Robert Doniger's personality is best described by his own words. When John Gordon reminds him that one of his employees has just died, suggesting that ITC is responsible, he gets the following response: '"That's true,' Doniger said coldly. 'And you know what? There's fuck all I can do about it. . . . Just handle it, okay?'" People do not matter to Doniger, and in that respect, he is "no different than other aggressive young entrepreneurs". All that concerns him is the pursuit of profit-generating knowledge. In many ways, Doniger is a caricature of Silicone Valley start-up entrepreneurs like Steve Jobs. His employees have nicknamed him "Dead March Doniger," but continue to work for him because he is nearly always right in his criticisms, and he is undoubtedly a brilliant physicist.
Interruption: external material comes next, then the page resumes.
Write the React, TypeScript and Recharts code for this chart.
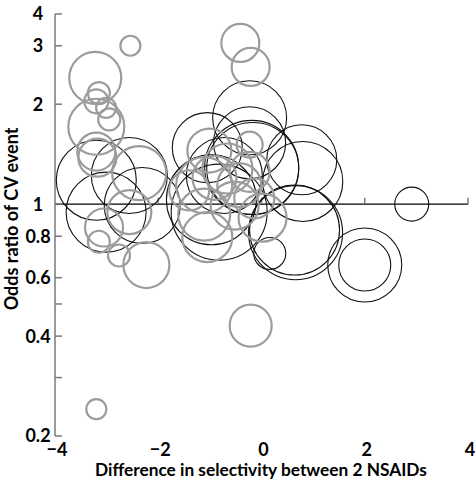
import {
  ScatterChart,
  Scatter,
  XAxis,
  YAxis,
  ZAxis,
  ReferenceLine,
  Label,
} from "recharts";

// x = difference in selectivity, y = odds ratio, w = study weight (bubble area)
const grayStudies = [
  { x: -2.54, y: 3.0, w: 100 },
  { x: -3.22, y: 2.4, w: 676 },
  { x: -3.15, y: 2.16, w: 121 },
  { x: -3.2, y: 2.04, w: 144 },
  { x: -3.01, y: 1.95, w: 100 },
  { x: -2.95, y: 1.8, w: 121 },
  { x: -3.2, y: 1.71, w: 784 },
  { x: -3.2, y: 1.44, w: 361 },
  { x: -3.18, y: 1.38, w: 361 },
  { x: -2.37, y: 1.24, w: 729 },
  { x: -2.56, y: 0.946, w: 484 },
  { x: -3.05, y: 0.85, w: 361 },
  { x: -3.15, y: 0.77, w: 121 },
  { x: -2.76, y: 0.7, w: 121 },
  { x: -2.23, y: 0.655, w: 529 },
  { x: -3.2, y: 0.241, w: 100 },
  { x: -0.41, y: 3.06, w: 361 },
  { x: -0.21, y: 2.59, w: 361 },
  { x: -0.23, y: 1.51, w: 169 },
  { x: -1.01, y: 1.45, w: 484 },
  { x: -0.66, y: 1.28, w: 625 },
  { x: -1.11, y: 1.14, w: 784 },
  { x: -0.91, y: 1.2, w: 484 },
  { x: -0.43, y: 1.14, w: 484 },
  { x: -0.23, y: 1.25, w: 400 },
  { x: -0.52, y: 0.99, w: 576 },
  { x: -1.11, y: 0.93, w: 676 },
  { x: -0.14, y: 1.04, w: 400 },
  { x: 0.02, y: 0.91, w: 576 },
  { x: -1.05, y: 0.795, w: 625 },
  { x: -0.21, y: 0.43, w: 441 },
  { x: -1.4, y: 1.1, w: 400 },
];

const blackStudies = [
  { x: -3.2, y: 1.18, w: 1600 },
  { x: -2.56, y: 1.22, w: 1444 },
  { x: -3.01, y: 0.946, w: 1600 },
  { x: -2.31, y: 0.99, w: 1444 },
  { x: -0.23, y: 1.82, w: 1369 },
  { x: -0.23, y: 1.53, w: 1296 },
  { x: -1.05, y: 1.48, w: 1225 },
  { x: -0.19, y: 1.29, w: 2209 },
  { x: -0.17, y: 1.28, w: 2116 },
  { x: 0.78, y: 1.36, w: 1225 },
  { x: 0.8, y: 1.17, w: 1600 },
  { x: -0.97, y: 1.03, w: 2025 },
  { x: -0.82, y: 0.946, w: 2304 },
  { x: 0.64, y: 0.835, w: 2025 },
  { x: 0.66, y: 0.82, w: 2209 },
  { x: 0.16, y: 0.71, w: 256 },
  { x: 2.0, y: 0.655, w: 1369 },
  { x: 2.0, y: 0.655, w: 676 },
  { x: 2.91, y: 1.0, w: 289 },
  { x: -0.72, y: 1.22, w: 1444 },
];

const xTicks = [-4, -2, 0, 2, 4];
// the top tick of the original sits a bit below 4 on the log scale, but is labelled "4"
const yTop = 3.74;
const yTicks = [0.2, 0.3, 0.4, 0.5, 0.6, 0.7, 0.8, 0.9, 1, 2, 3, yTop];
const yTickLabels: Record<number, string> = {
  0.2: "0.2",
  0.4: "0.4",
  0.6: "0.6",
  0.8: "0.8",
  1: "1",
  2: "2",
  3: "3",
  [yTop]: "4",
};

const FONT = "Lato, 'DejaVu Sans', sans-serif";
const AXIS_GREY = "#7a7a7a";

// ticks point into the plot, labels sit left of the axis
const YTick = (props: any) => {
  const { x, y, payload } = props;
  const axisX = x + 10; // tickSize + tickMargin
  const label = yTickLabels[payload.value];
  return (
    <g>
      <line x1={axisX} x2={axisX + 7} y1={y} y2={y} stroke={AXIS_GREY} strokeWidth={1.5} />
      {label && (
        <text
          x={axisX - 17}
          y={y}
          dy="0.36em"
          textAnchor="middle"
          fontFamily={FONT}
          fontWeight={700}
          fontSize={18}
          fill="#000"
        >
          {label}
        </text>
      )}
    </g>
  );
};

export default function App() {
  return (
    <div style={{ position: "absolute", left: 0, top: 0, background: "#fff" }}>
      <ScatterChart
        width={476}
        height={482}
        margin={{ top: 14, right: 8, left: 0, bottom: 16 }}
      >
        <XAxis
          type="number"
          dataKey="x"
          domain={[-4, 4]}
          ticks={xTicks}
          axisLine={false}
          tickLine={false}
          tickSize={2}
          tickMargin={5}
          height={30}
          tickFormatter={(v: number) => (v < 0 ? `\u2212${Math.abs(v)}` : `${v}`)}
          tick={{ fontFamily: FONT, fontWeight: 700, fontSize: 18, fill: "#000", dx: 2 }}
        >
          <Label
            content={() => (
              <text
                x={261}
                y={476}
                textAnchor="middle"
                fontFamily={FONT}
                fontWeight={700}
                fontSize={17.3}
                fill="#000"
              >
                Difference in selectivity between 2 NSAIDs
              </text>
            )}
          />
        </XAxis>
        <YAxis
          type="number"
          dataKey="y"
          scale="log"
          domain={[0.2, yTop]}
          ticks={yTicks}
          allowDataOverflow
          width={55}
          tickSize={6}
          tickMargin={4}
          tickLine={false}
          axisLine={{ stroke: AXIS_GREY, strokeWidth: 1.5 }}
          tick={<YTick />}
        >
          <Label
            content={() => (
              <text
                x={18}
                y={219}
                transform="rotate(-90, 18, 219)"
                textAnchor="middle"
                fontFamily={FONT}
                fontWeight={700}
                fontSize={18}
                fill="#000"
              >
                Odds ratio of CV event
              </text>
            )}
          />
        </YAxis>
        <ZAxis type="number" dataKey="w" domain={[0, 2500]} range={[0, 2500 * Math.PI]} />
        <Scatter
          data={blackStudies}
          shape="circle"
          fill="none"
          stroke="#111"
          strokeWidth={1.1}
          isAnimationActive={false}
        />
        <Scatter
          data={grayStudies}
          shape="circle"
          fill="none"
          stroke="#9c9c9c"
          strokeWidth={2.2}
          isAnimationActive={false}
        />
        <ReferenceLine y={1} stroke="#000" strokeWidth={1.3} />
        {xTicks.slice(1).map((t) => (
          <ReferenceLine
            key={t}
            segment={[
              { x: t, y: 1 },
              { x: t, y: 1.045 },
            ]}
            stroke={AXIS_GREY}
            strokeWidth={1.5}
          />
        ))}
      </ScatterChart>
    </div>
  );
}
Kate Erickson is the main female character of the novel, and as such modern feminist readers will particularly scrutinize her. At first glance, Kate seems to be an empowered woman character; she is not described physically, except as "ash-blond, blue-eyed and darkly tanned" but is instead characterized through her actions. Her rock-climbing ability makes her an active character early in the novel, and even allows her to rescue Andre and Chris from the tower in Castelguard. Her high-altitude action scene with Robert De Kere demonstrates her courage and wit. But in the end Kate's physically abilities and fearless nature fade into the background, and she becomes a woman in need of rescue at the Green Chapel. It is not surprising then, that she is seven months pregnant by the end of the book, incapable of rock climbing and seemingly resigned to a back-seat role of complaining about the air temperature.

The Lady Claire d'Eltham is a far better candidate for the empowered modern woman, except for the fact that she is a native of the fourteenth century. The reader is never privileged with Claire's thoughts, but she is always in the center of the action. Chris is the first to meet her, disguised as a boy. It turns out that she often cross-dresses in order to move freely in a society where women's roles are restricted. Claire seeks stability through marriage, and when she is discovered in an uncompromising position in the monastery, she defends her sexual exploits to Chris by saying, "How dare you judge me? I am a gentle woman, alone in a foreign part, with no one to champion me, to protect or guide me." Claire needs a husband whose physical strength and political power will shield her from rape and war, but she is not waiting for her prince to come, as the stereotypical medieval princess might, but instead has her first husband killed, directs Sir Guy (her next intended husband) in a charade of antagonism to allay the suspicion of the public about her husband's death, and grants the Abbot sexual favors in the hopes of gaining the secret of La Roque, displaying her political ambition. In the end, Claire's machinations pay off and she finds the husband and protector she desires in Marek.